Wednesday, March 22

Mugaiyur, 14:22
Today we travelled – and travelled – across India.
We got a wake-up call at 6:15, washed and dressed, picked up our bagged breakfast, and left Tissa’s Inn at 6:45. It took about an hour and a quarter to cross Kochi to the airport. As we approached I remembered something Anib told us: Kochi has a unique status as the only airport in the world completely and solely powered by solar energy.
We checked in, waited two hours, and boarded a plane for a one hour flight to Chennai, where we waited thirty minutes for our baggage and booked a pre-paid taxi.
We drove out of Chennai at breakneck speed, reaching the edge of town in less than ninety minutes. Once we had left the city and the small adjacent towns we drove down National Highway 49 at 120 kilometres an hour, weaving in and out of oncoming buses and trucks.
We have just passed a dead or dying man at the side of the road next to a dented car. Policemen have gathered round. “Dead, sorry”, the driver said. A couple of kilometres later, he said, very suddenly, “I need food,” stopped ten metres from a hut, and leapt out of the car.
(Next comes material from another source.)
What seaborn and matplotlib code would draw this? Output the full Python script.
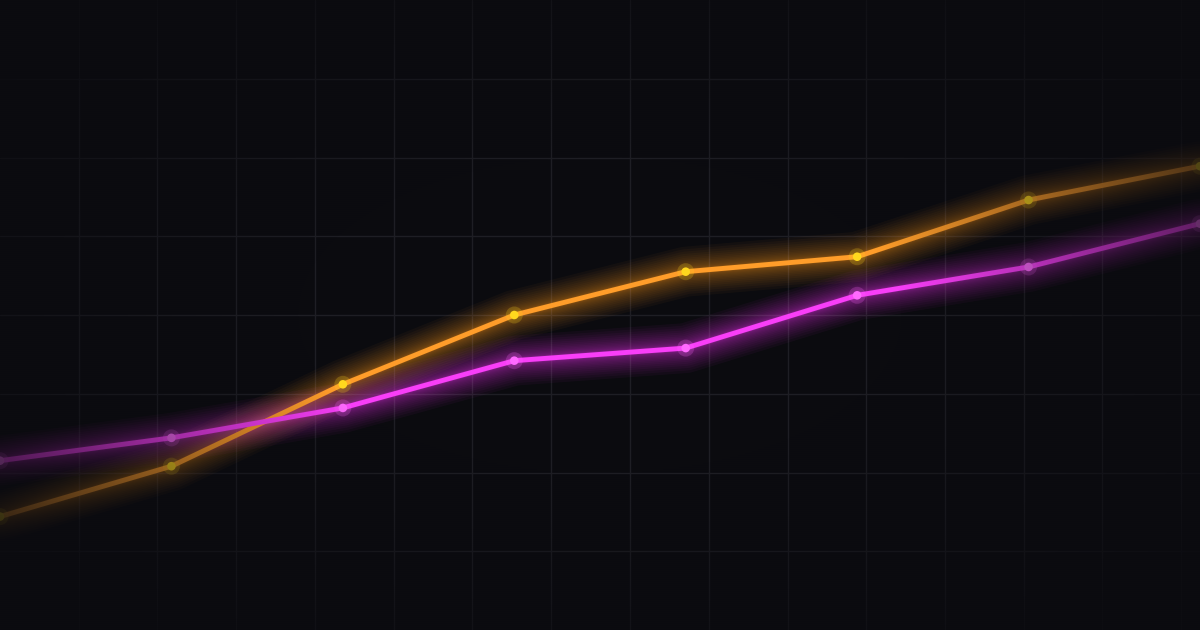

We sit at the side of the highway, a few miles north of Mugaiyur, watching the traffic racing past us. I can see what looks like a dead cow about fifty metres in front of us, next to a road sign. In fifteen minutes time, when the driver reappears as suddenly as he left, we will drive past and give ourselves full points for correctly identifying a dead cow in the distance.
We will arrive in Pondicherry after a drive of three and a hour hours. The driver will find the hotel by a combination of satnav, wild guesses and (eventually) asking pedestrians.
La Maison Perumal, in Rue Perumal Kovil, will remind me strongly of a fictitious Louisiana. I immediately feel like a character in Michael Moorcock’s Blood, and suspect that I might receive training as a juggalo in this very building. We will both quickly decide that we like it.
We will walk down the the seaside promenade to get some French-Indian food. To our amazement we will discover that the promenade appears to be a restaurant-free zone. After some argy-bargy in which a rickshaw driver pitted himself against Irma’s hunger-fuelled fury and lost, we will drive to a restaurant we had spotted earlier called Chez Nous, which will turn out to offer pizzas and bus rides to Auroville. Both will sound useful, but neither will sound like something we want now.
We will walk the short distance back to La Maison Perumal, sit in the bar that holds ten customers, and then eat in the restaurant. Everything will serve to further my conviction that we have entered the Third Aether.
Hunger quenched, and travelling salesmen befriended, we will return to room 3, unlock it with the giant key, and collapse into sleep.